Le Pen’s niece, Marion Maréchal-Le Pen, the National Front’s member of parliament for the Vaucluse department, said while campaigning over the weekend in Toulouse that successive governments’ lax approach to crime was to blame for the Paris attacks.

Already, an opinion poll by Harris interactive taken since the attacks has showed the National Front in the lead with 27 percent, while President Hollande’s Socialist party has 26 percent. The National Front will be looking to succeed especially in regions like Calais’ Nord Pas-de-Calais, where the party is gaining ground. Even before the attacks, a September poll by Odoxa showed that 40 percent of voters in that region would vote for the National Front.

Building resentment

The Nord Pas-de-Calais region remains one of the poorest in France – since its industrial sector went bust in the 1970s and 1980s, it has struggled with a nearly 13 percent unemployment rate. And its 6,000-strong refugee camp on the outskirts of town, known as “The Jungle,” and a constant flow of new migrants have become a source of anger for many in town.

“We’re fed up,” says Léman, who feels that the migrant situation in particular has contributed to the town’s financial losses. “We’ve lost our reputation, we have fewer tourists, and so we’ve lost a lot of clients and money.”

Frédérique Douzet, a professor of geopolitics at the University of Paris 8, says many French people feel threatened by immigration, concerned that it could endanger their identity, economic state and welfare services.

And while Le Pen has taken a softer approach on race, religion, and immigration since her father and former party leader, Jean-Marie Le Pen, was booted from the FN’s top seat, she will be looking to tap into the growing frustration in places like Calais.

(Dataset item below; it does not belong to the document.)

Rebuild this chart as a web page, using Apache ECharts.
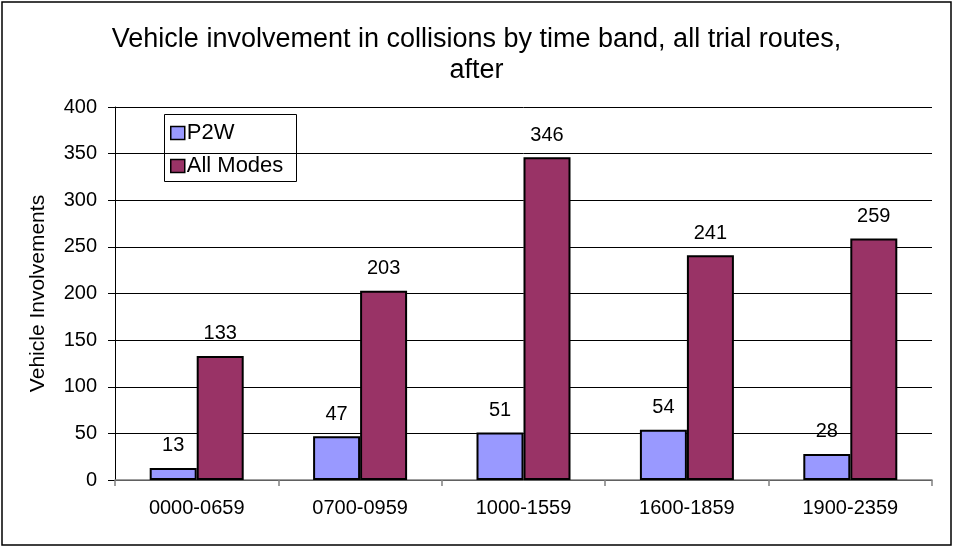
<!DOCTYPE html>
<html>
<head>
<meta charset="utf-8">
<script src="https://cdn.jsdelivr.net/npm/echarts@6/dist/echarts.min.js"></script>
<style>
html,body{margin:0;padding:0;background:#fff;}
#chart{width:953px;height:546px;}
</style>
</head>
<body>
<div id="chart"></div>
<script>
var titleText = 'Vehicle involvement in collisions by time band, all trial routes,\nafter';
var categories = ['0000-0659', '0700-0959', '1000-1559', '1600-1859', '1900-2359'];
var p2wValues = [13, 47, 51, 54, 28];
var allModesValues = [133, 203, 346, 241, 259];
var seriesNames = ['P2W', 'All Modes'];
var yAxisName = 'Vehicle Involvements';

var FONT = '"Liberation Sans", Arial, sans-serif';
var chart = echarts.init(document.getElementById('chart'), null, {renderer: 'canvas'});

function barSeries(name, data, color) {
  return {
    name: name,
    type: 'bar',
    data: data,
    barWidth: 47,
    barGap: '0%',
    itemStyle: {color: color, borderColor: '#000', borderWidth: 2},
    label: {
      show: true, position: 'top', distance: 12,
      fontFamily: FONT, fontSize: 20, color: '#000'
    },
    emphasis: {disabled: true}
  };
}

chart.setOption({
  animation: false,
  backgroundColor: '#fff',
  title: {
    text: titleText,
    left: 'center',
    top: 19,
    textStyle: {fontFamily: FONT, fontSize: 27, fontWeight: 'normal', color: '#000', lineHeight: 31}
  },
  grid: {left: 115, right: 21, top: 107, bottom: 66, containLabel: false},
  legend: {
    left: 170, top: 122, orient: 'vertical', padding: 0,
    itemWidth: 14, itemHeight: 13, itemGap: 11,
    icon: 'rect',
    textStyle: {fontFamily: FONT, fontSize: 22, color: '#000', lineHeight: 22, padding: [0, 0, 0, -3]},
    itemStyle: {borderColor: '#000', borderWidth: 1.5},
    data: seriesNames
  },
  graphic: [
    {type: 'rect', shape: {x: 2, y: 2, width: 949, height: 543}, style: {fill: null, stroke: '#000', lineWidth: 1.5}, silent: true, z: 100},
    {type: 'rect', shape: {x: 164.5, y: 114.5, width: 132, height: 67}, style: {fill: '#fff', stroke: '#000', lineWidth: 1}, silent: true, z: 0, zlevel: 0}
  ],
  xAxis: {
    type: 'category',
    data: categories,
    boundaryGap: true,
    axisLine: {lineStyle: {color: '#808080', width: 1.5}},
    axisTick: {show: true, length: 6, lineStyle: {color: '#808080', width: 1.5}},
    axisLabel: {fontFamily: FONT, fontSize: 20, color: '#000', margin: 18}
  },
  yAxis: {
    type: 'value',
    min: 0, max: 400, interval: 50,
    name: yAxisName,
    nameLocation: 'middle',
    nameGap: 66,
    nameTextStyle: {fontFamily: FONT, fontSize: 21, color: '#000'},
    axisLine: {show: true, lineStyle: {color: '#000', width: 1}},
    axisTick: {show: true, length: 7, lineStyle: {color: '#000'}},
    axisLabel: {fontFamily: FONT, fontSize: 20, color: '#000', margin: 18},
    splitLine: {show: true, lineStyle: {color: '#000', width: 1}}
  },
  series: [
    barSeries(seriesNames[0], p2wValues, '#9999FF'),
    barSeries(seriesNames[1], allModesValues, '#993366')
  ]
});
</script>
</body>
</html>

“Le Pen is playing on the resentment that has been building in recent years,” says Ms. Douzet. “There is a frustration with the political class – many people think politicians are not taking care of them.”

A more consistent message

In the wake of the attacks, Hollande has taken a stronger stance on ensuring security – upping controls at the border, threatening disloyal dual passport holders with a loss of citizenship, and declaring that migrants who don’t qualify for aid will have to leave.

And while Hollande has enjoyed a 33 percent approval rating since the attacks, rising eight points, some say his current pronouncements are further proof of why they will vote for the National Front.

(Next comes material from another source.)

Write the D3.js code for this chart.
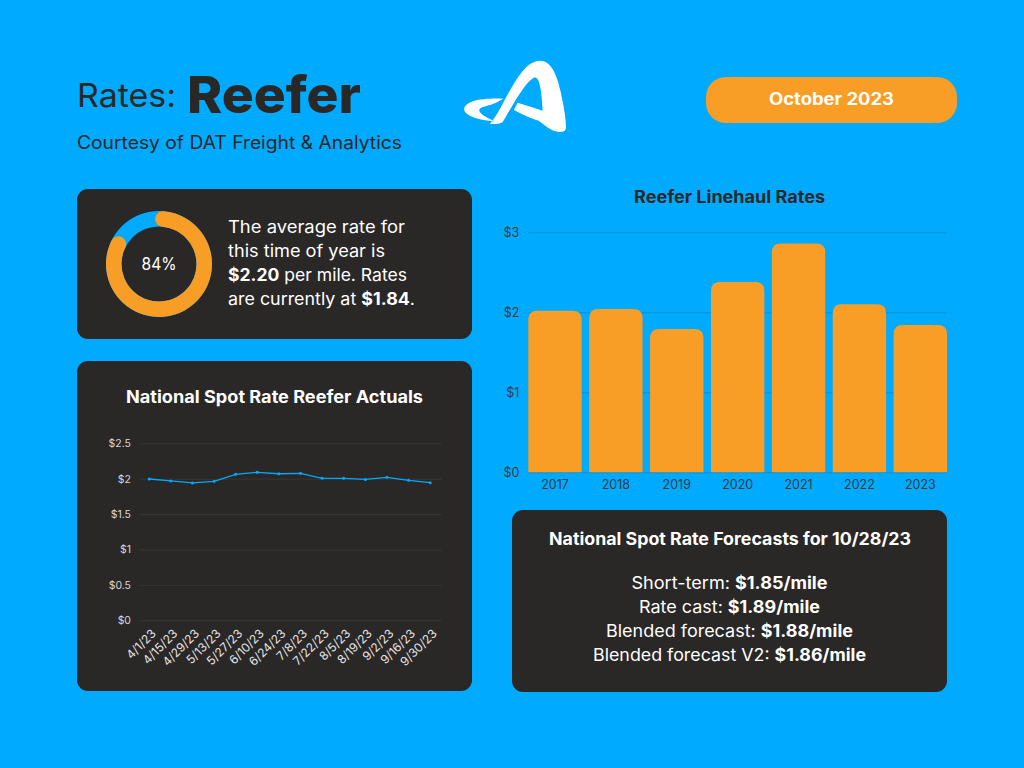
<!DOCTYPE html>
<html><head><meta charset="utf-8">
<script src="https://cdnjs.cloudflare.com/ajax/libs/d3/7.8.5/d3.min.js"></script>
<style>html,body{margin:0;padding:0;background:#00aaff;overflow:hidden}svg{display:block}text{font-family:Inter,"Noto Sans",sans-serif}</style>
</head><body><svg id="c" width="1024" height="768"></svg>
<script>
const barYears=["2017","2018","2019","2020","2021","2022","2023"];
const barRates=[2.02,2.04,1.79,2.38,2.86,2.10,1.84];
const barTicks=[0,1,2,3];
const spotDates=["4/1/23","4/15/23","4/29/23","5/13/23","5/27/23","6/10/23","6/24/23","7/8/23","7/22/23","8/5/23","8/19/23","9/2/23","9/16/23","9/30/23"];
const spotRates=[1.996,1.968,1.94,1.963,2.062,2.09,2.07,2.076,2.005,2.005,1.99,2.02,1.977,1.944];
const spotTicks=[0,0.5,1,1.5,2,2.5];
const donutPercent=84;
const forecastLabels=["Short-term: ","Rate cast: ","Blended forecast: ","Blended forecast V2: "];
const forecastValues=["$1.85/mile","$1.89/mile","$1.88/mile","$1.86/mile"];

const DARK="#2a2727",BLUE="#00aaff",ORANGE="#f89d26",WHITE="#ffffff";
const svg=d3.select("#c");
svg.append("rect").attr("width",1024).attr("height",768).attr("fill",BLUE);

function label(x,y,runs,opt){
  const o=Object.assign({size:17,fill:WHITE,anchor:"start",bold:700},opt);
  const t=svg.append("text").attr("x",x).attr("y",y).attr("font-size",o.size).attr("fill",o.fill).attr("text-anchor",o.anchor);
  runs.forEach(r=>t.append("tspan").attr("font-weight",r[1]?o.bold:400).text(r[0]));
  if(o.width){t.attr("textLength",o.width).attr("lengthAdjust","spacingAndGlyphs");}
  return t;
}
function card(x,y,w,h){svg.append("rect").attr("x",x).attr("y",y).attr("width",w).attr("height",h).attr("rx",11).attr("fill",DARK);}

// header
label(77,107,[["Rates:",0]],{size:33,fill:DARK,width:99});
label(187,113,[["Reefer",1]],{size:51,fill:DARK,width:174,bold:800});
label(77,149,[["Courtesy of DAT Freight & Analytics",0]],{size:18,fill:DARK,width:325});
svg.append("g").attr("transform","translate(440,50) scale(0.3333)").append("path").attr("fill",WHITE)
 .attr("d","M150,222 C172,196 186,164 205,130 C232,82 262,32 300,32 C332,32 350,70 362,125 C372,172 378,205 378,232 C378,246 366,247 352,245 C332,241 315,226 296,212 C272,206 240,190 222,180 C226,172 229,165 233,158 C258,166 285,174 308,182 C306,150 304,122 298,100 C295,86 287,80 280,84 C262,94 240,130 222,158 C210,178 198,200 188,216 C180,222 165,223 150,222 Z M190,146 C160,145 120,146 95,155 C75,163 68,176 75,186 C90,204 125,211 165,214 C145,205 122,195 118,182 C116,174 130,170 150,165 C165,160 178,153 190,146 Z");
svg.append("rect").attr("x",706).attr("y",77).attr("width",251).attr("height",46).attr("rx",20).attr("fill",ORANGE);
label(831.5,105,[["October 2023",1]],{anchor:"middle",width:125});

// donut card
card(77,189,395,150);
const dg=svg.append("g").attr("transform","translate(159,264)");
const arc=d3.arc().innerRadius(37.5).outerRadius(53);
dg.append("path").attr("d",arc({startAngle:0,endAngle:2*Math.PI})).attr("fill",BLUE);
const deg=Math.PI/180;
const angle=d3.scaleLinear().domain([0,84]).range([-5*deg,306*deg]);
dg.append("path").attr("d",arc.cornerRadius(7.75)({startAngle:angle(0),endAngle:angle(donutPercent)})).attr("fill",ORANGE);
label(159,270,[[donutPercent+"%",0]],{anchor:"middle",width:35});
label(228,233,[["The average rate for",0]],{width:177});
label(228,257,[["this time of year is",0]],{width:157});
label(228,281,[["$2.20",1],[" per mile. Rates",0]],{width:179});
label(228,305,[["are currently at ",0],["$1.84",1],[".",0]],{width:187});

// line card
card(77,361,395,330);
label(274.5,403,[["National Spot Rate Reefer Actuals",1]],{anchor:"middle",width:297});
const lx=d3.scalePoint().domain(spotDates).range([138.4,441]).padding(0.5);
const ly=d3.scaleLinear().domain([0,2.5]).range([620.3,443.3]);
const lyAxis=svg.append("g").attr("transform","translate(139,0)")
 .call(d3.axisLeft(ly).tickValues(spotTicks).tickSize(-302.7).tickPadding(8).tickFormat(d=>"$"+d));
lyAxis.select(".domain").remove();
lyAxis.selectAll("line").attr("stroke","#3b3838").attr("stroke-width",0.8);
lyAxis.selectAll("text").attr("fill","#d9d9d9").attr("font-size",10.5).style("font-family","Inter");
const lxAxis=svg.append("g").attr("transform","translate(0,620.3)").call(d3.axisBottom(lx).tickSize(0));
lxAxis.select(".domain").remove();
lxAxis.selectAll("text").attr("fill","#e6e6e6").attr("font-size",12).style("font-family","Inter")
 .attr("text-anchor","end").attr("dy",0).attr("y",0)
 .attr("transform","translate(7,14) rotate(-45)");
svg.append("path").datum(spotRates).attr("fill","none").attr("stroke",BLUE).attr("stroke-width",1.3)
 .attr("d",d3.line().x((d,i)=>lx(spotDates[i])).y(d=>ly(d)));
svg.selectAll("circle.pt").data(spotRates).join("circle").attr("class","pt")
 .attr("cx",(d,i)=>lx(spotDates[i])).attr("cy",d=>ly(d)).attr("r",1.5).attr("fill",BLUE);

// bar chart
label(729.5,203,[["Reefer Linehaul Rates",1]],{anchor:"middle",fill:DARK,width:191});
const bx=d3.scaleBand().domain(barYears).range([528.3,947]).paddingInner(0.123).paddingOuter(0);
const by=d3.scaleLinear().domain([0,3]).range([472.3,232.3]);
const byAxis=svg.append("g").attr("transform","translate(528.3,0)")
 .call(d3.axisLeft(by).tickValues(barTicks).tickSize(-418.7).tickPadding(9).tickFormat(d=>"$"+d));
byAxis.select(".domain").remove();
byAxis.selectAll("line").attr("stroke","#0a8ccf").attr("stroke-width",0.9);
byAxis.selectAll("text").attr("fill","#333a40").attr("font-size",12.5).style("font-family","Inter");
const r=9;
svg.selectAll("path.bar").data(barRates).join("path").attr("class","bar").attr("fill",ORANGE)
 .attr("d",(d,i)=>{const x=bx(barYears[i]),w=bx.bandwidth(),y=by(d),b=by(0);
   return `M${x},${b}V${y+r}Q${x},${y} ${x+r},${y}H${x+w-r}Q${x+w},${y} ${x+w},${y+r}V${b}Z`;});
const bxAxis=svg.append("g").attr("transform","translate(0,472.3)").call(d3.axisBottom(bx).tickSize(0).tickPadding(8));
bxAxis.select(".domain").remove();
bxAxis.selectAll("text").attr("fill","#333a40").attr("font-size",12.5).style("font-family","Inter");

// forecast card
card(512,510,435,182);
label(730,545,[["National Spot Rate Forecasts for 10/28/23",1]],{anchor:"middle",width:362});
const fw=[196,181,247,273];
forecastLabels.forEach((l,i)=>label(729.5,589+24*i,[[l,0],[forecastValues[i],1]],{anchor:"middle",width:fw[i]}));
</script></body></html>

“The Paris attacks show us exactly what the National Front has been saying all along,” says Aurélien Legrand, a party supporter in Paris. “They’ve been telling President Hollande to take stricter measures, and he didn’t do anything. Now he’s saying exactly what the National Front has always said.”

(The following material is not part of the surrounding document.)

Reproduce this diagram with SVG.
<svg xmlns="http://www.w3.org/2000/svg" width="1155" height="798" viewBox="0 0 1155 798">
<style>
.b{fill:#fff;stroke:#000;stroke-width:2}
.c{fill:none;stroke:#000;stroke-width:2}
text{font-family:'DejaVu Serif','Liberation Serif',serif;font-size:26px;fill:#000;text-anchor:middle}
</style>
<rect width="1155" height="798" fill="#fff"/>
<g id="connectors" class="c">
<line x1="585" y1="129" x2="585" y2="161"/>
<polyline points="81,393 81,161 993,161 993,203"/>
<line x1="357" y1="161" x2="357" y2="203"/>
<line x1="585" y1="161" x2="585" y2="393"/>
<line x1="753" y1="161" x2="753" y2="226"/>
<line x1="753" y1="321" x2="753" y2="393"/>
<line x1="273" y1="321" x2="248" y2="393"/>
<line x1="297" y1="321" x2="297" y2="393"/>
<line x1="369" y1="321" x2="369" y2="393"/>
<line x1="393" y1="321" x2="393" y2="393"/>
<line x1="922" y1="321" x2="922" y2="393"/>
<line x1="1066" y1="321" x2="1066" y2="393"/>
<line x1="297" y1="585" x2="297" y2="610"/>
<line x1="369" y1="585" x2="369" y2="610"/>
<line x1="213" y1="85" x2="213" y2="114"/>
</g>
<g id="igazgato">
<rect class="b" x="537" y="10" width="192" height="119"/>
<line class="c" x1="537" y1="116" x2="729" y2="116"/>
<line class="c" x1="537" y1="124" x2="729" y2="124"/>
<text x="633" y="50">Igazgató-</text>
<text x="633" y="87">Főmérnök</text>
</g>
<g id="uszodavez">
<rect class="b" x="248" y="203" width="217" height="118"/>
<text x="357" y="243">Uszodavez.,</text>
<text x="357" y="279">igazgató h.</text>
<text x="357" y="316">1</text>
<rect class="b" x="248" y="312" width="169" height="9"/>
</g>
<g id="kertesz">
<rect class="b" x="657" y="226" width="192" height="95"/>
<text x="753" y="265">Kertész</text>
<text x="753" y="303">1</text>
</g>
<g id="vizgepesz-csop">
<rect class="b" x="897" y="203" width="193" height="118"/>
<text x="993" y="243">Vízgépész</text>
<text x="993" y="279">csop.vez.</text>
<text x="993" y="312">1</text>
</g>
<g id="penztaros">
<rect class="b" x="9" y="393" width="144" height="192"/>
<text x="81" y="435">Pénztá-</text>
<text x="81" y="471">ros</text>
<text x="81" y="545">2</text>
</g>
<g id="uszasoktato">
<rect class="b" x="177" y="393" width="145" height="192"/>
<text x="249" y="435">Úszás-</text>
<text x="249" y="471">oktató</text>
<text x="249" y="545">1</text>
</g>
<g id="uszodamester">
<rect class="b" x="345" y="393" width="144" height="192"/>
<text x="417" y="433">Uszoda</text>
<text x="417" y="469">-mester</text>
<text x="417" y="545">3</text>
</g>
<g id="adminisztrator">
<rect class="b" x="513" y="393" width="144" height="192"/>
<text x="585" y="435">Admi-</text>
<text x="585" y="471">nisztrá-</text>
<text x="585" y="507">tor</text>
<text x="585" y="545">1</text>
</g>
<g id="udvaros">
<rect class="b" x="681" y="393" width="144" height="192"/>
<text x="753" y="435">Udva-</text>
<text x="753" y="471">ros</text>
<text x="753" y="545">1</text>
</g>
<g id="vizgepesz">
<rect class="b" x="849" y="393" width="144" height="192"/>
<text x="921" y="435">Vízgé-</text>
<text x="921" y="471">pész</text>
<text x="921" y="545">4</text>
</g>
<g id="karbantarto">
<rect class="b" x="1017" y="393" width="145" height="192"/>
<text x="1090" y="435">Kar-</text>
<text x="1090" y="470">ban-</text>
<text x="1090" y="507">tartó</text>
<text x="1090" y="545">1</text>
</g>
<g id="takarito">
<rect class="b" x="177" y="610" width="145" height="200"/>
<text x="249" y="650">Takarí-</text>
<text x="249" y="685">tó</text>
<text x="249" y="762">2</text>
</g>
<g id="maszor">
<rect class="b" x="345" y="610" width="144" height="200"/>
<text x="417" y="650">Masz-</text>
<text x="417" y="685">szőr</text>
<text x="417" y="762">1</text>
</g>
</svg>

Le Pen offers a feeling of security at a time when many politicians are flip-flopping on their standpoints and failing on promises, Legrand says.

“After the attacks, Hollande used the same statements that he criticized Marine Le Pen for using just last week,” says Legrand. “Le Pen is the only candidate who is coherent in her message, who doesn’t change her ideas. You can see her determination.”

An untried alternative

And while Le Pen may be tapping into a veritable resentment building across the country, some say that what Le Pen would be able to do – if and when she were elected in the regional elections and then as president – remains very limited.

Jean-Yves Camus, a researcher at the French Institute for International and Strategic Affairs, says the National Front’s radical proposals, like closing the country borders, or halting all immigration, are impossible to implement. However, in moments of crisis, Camus says voters feel cornered.

“The major reason why the National Front has jumped in the polls is because it is the only major political party that has never actually been in power,” says Camus. “For many people, it appears to be the one alternative that has not been tried yet, and they’re so weary with the political system that they consider voting for the National Front.”

Max Giaya, owner of the cafe-tobacco shop on Calais’ Rue Royale, says, “I try to remain neutral when talking politics with my clients, but we’ve been backed into a corner, financially and in terms of immigration. “Obviously the National Front is going to use that.”